** begin **

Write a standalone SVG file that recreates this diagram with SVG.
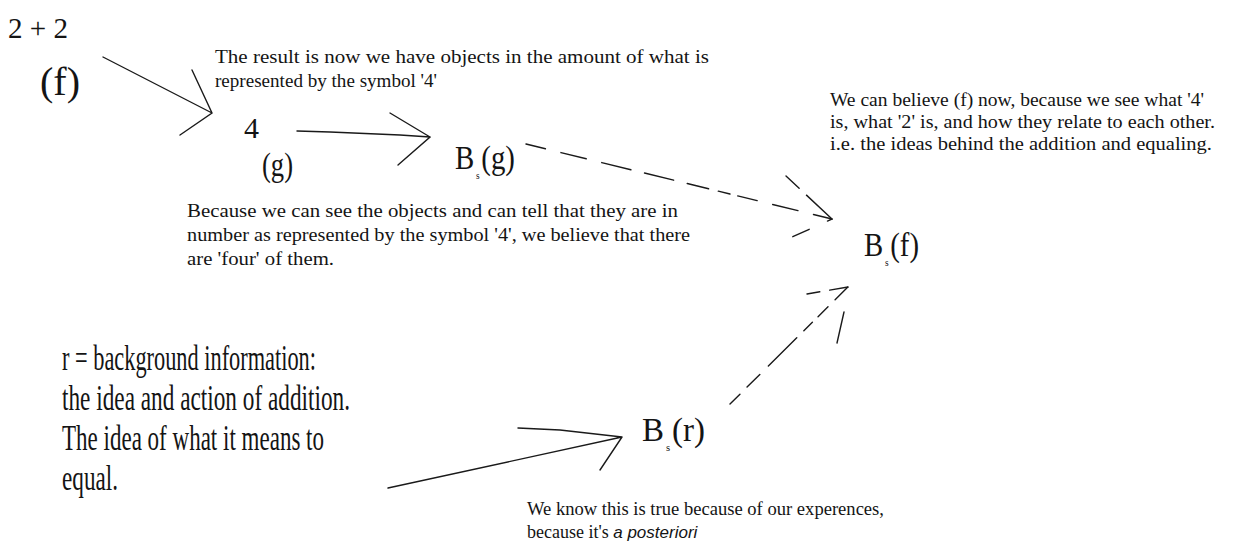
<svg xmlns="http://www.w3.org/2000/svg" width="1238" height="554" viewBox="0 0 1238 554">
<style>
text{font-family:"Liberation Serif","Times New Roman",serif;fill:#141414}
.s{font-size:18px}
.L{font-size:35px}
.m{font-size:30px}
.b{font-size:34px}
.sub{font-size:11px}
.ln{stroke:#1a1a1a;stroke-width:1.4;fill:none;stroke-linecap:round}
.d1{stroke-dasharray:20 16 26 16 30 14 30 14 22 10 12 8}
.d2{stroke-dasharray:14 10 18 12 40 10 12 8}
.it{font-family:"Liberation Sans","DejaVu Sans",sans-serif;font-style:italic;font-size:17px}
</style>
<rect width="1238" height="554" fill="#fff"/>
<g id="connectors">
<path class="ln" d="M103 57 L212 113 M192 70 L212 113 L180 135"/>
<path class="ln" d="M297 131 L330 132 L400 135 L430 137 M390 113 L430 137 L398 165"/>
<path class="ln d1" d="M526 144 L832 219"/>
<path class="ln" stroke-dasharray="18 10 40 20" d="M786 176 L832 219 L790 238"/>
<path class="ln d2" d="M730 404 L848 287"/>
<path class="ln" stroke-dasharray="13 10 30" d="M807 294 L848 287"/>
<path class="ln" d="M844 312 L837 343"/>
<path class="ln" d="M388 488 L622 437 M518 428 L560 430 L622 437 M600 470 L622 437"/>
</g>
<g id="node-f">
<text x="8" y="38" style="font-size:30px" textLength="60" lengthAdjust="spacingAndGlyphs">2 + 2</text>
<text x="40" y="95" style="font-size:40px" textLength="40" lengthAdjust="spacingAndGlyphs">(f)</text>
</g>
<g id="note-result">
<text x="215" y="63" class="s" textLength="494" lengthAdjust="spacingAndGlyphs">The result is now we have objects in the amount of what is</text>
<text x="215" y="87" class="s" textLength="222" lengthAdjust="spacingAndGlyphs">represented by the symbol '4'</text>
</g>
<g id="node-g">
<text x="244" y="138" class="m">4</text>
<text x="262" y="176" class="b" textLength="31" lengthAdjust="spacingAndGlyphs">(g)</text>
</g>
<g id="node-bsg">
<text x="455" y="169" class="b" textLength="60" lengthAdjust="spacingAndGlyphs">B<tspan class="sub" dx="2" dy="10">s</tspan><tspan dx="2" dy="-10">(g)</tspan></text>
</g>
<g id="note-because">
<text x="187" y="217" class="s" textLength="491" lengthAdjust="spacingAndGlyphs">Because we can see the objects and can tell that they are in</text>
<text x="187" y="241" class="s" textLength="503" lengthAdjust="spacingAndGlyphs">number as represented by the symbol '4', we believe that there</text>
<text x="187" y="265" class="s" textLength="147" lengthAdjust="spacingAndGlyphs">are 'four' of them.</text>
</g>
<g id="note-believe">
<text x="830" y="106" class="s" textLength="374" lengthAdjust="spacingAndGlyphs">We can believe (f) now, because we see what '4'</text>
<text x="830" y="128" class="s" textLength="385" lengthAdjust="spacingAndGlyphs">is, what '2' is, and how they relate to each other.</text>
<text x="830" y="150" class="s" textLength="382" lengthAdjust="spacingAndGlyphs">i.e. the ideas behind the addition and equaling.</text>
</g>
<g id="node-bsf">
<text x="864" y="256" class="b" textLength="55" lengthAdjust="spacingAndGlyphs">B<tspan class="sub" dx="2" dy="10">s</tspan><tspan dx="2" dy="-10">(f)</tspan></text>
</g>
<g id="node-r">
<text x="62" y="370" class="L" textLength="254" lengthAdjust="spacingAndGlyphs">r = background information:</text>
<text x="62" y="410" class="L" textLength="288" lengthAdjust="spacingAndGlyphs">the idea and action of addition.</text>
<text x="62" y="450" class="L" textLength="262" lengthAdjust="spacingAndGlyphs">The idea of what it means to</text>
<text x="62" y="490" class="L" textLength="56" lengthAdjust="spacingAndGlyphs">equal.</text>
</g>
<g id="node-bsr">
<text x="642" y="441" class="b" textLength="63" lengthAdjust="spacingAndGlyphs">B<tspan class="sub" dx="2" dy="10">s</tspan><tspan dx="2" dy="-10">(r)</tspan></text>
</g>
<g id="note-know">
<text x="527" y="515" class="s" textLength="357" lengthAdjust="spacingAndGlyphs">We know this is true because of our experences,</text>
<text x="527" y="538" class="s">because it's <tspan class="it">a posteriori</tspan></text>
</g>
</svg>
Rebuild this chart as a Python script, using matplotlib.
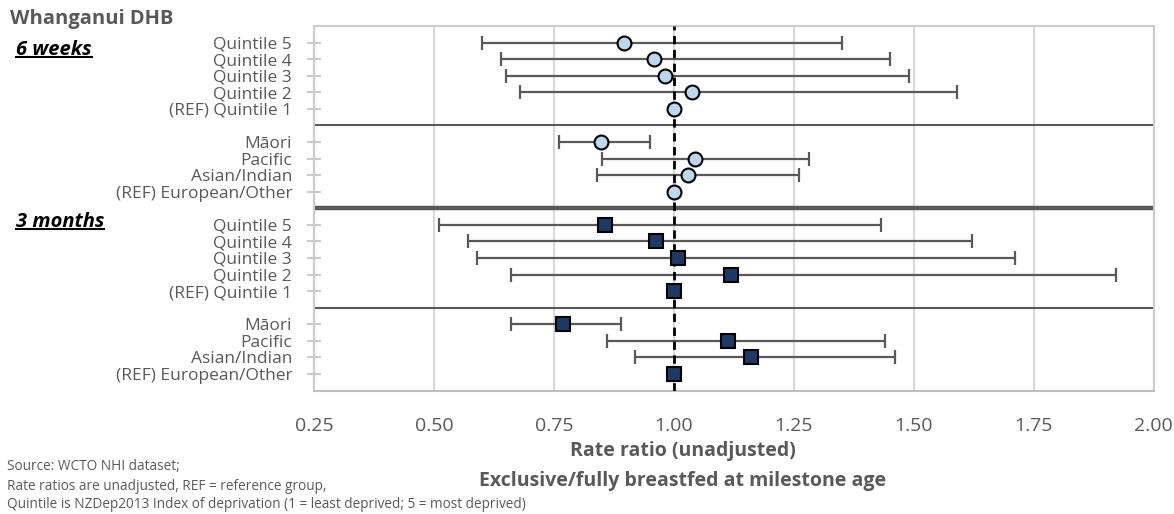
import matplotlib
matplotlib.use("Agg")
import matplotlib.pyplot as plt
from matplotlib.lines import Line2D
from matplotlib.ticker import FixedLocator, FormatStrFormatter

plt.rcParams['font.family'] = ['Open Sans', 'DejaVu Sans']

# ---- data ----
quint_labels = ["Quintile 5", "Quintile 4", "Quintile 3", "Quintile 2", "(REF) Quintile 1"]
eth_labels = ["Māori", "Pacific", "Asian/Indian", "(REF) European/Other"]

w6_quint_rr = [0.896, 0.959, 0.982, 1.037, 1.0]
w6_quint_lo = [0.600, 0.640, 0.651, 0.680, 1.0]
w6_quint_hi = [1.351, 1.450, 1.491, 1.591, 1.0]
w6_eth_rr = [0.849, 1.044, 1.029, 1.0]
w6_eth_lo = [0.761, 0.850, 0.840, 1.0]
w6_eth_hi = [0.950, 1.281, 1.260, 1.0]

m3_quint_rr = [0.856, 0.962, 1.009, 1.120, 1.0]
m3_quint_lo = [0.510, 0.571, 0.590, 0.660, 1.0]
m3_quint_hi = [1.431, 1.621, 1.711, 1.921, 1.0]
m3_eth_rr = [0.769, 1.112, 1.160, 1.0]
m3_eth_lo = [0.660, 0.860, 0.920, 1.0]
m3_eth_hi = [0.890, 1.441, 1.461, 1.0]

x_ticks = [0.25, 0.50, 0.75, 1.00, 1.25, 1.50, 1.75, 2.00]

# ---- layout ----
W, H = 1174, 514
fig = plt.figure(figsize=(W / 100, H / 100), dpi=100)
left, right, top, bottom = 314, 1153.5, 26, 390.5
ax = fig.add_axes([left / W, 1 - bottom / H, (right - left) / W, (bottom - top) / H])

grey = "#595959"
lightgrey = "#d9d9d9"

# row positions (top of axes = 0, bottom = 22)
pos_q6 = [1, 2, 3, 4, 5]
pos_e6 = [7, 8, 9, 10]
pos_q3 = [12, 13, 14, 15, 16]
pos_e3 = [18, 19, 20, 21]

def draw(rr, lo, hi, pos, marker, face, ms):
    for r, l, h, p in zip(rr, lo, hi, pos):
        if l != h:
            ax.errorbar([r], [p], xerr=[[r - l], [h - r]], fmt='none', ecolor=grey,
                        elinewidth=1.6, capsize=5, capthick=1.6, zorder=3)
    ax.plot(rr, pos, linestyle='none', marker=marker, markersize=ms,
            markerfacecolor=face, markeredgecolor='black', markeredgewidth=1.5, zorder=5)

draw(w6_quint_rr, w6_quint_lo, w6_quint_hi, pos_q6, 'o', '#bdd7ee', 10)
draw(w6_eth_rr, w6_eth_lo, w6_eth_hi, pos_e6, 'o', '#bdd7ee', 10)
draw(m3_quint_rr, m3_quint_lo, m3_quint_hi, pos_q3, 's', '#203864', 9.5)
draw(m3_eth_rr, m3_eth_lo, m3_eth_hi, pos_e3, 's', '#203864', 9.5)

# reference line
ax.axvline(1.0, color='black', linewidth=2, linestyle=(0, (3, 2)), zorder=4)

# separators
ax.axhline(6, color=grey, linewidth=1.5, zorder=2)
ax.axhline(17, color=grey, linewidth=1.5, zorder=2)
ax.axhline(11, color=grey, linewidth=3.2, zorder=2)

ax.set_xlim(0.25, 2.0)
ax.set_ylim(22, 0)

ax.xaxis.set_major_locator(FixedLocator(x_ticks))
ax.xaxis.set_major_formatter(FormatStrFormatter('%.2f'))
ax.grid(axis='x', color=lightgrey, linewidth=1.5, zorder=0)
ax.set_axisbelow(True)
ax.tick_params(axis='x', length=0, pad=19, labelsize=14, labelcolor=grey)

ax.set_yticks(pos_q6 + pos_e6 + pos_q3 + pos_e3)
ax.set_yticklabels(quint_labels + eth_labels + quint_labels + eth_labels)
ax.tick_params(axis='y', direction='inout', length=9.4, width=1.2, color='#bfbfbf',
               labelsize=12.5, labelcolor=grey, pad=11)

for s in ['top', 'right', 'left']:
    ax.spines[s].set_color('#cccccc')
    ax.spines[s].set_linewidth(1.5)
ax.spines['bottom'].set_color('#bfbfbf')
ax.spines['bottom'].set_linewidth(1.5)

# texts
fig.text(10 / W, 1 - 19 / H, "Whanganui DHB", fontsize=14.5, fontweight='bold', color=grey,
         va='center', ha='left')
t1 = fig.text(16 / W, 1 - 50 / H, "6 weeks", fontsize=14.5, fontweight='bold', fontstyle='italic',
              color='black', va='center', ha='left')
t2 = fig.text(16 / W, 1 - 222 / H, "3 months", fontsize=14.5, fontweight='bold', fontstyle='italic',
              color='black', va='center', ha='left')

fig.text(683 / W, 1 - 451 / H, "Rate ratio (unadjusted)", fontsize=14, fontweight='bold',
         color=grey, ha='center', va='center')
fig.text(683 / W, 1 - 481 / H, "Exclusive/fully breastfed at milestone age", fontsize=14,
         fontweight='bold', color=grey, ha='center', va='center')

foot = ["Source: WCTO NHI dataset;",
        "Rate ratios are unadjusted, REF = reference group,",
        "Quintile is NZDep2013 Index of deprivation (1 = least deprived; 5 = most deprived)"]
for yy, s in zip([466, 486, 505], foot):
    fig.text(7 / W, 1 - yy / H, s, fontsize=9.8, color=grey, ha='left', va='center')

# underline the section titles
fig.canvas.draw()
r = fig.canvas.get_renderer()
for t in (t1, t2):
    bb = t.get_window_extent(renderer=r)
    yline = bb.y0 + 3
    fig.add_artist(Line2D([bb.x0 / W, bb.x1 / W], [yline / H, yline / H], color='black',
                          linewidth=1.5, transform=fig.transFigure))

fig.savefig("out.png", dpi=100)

** end **

• **WHAT THIS TASK INVOLVES**: Pick out and copy the lines of the material that include the word "matplotlib".

• **CORRECT ANSWER**:
Rebuild this chart as a Python script, using matplotlib.
import matplotlib
matplotlib.use("Agg")
import matplotlib.pyplot as plt
from matplotlib.lines import Line2D
from matplotlib.ticker import FixedLocator, FormatStrFormatter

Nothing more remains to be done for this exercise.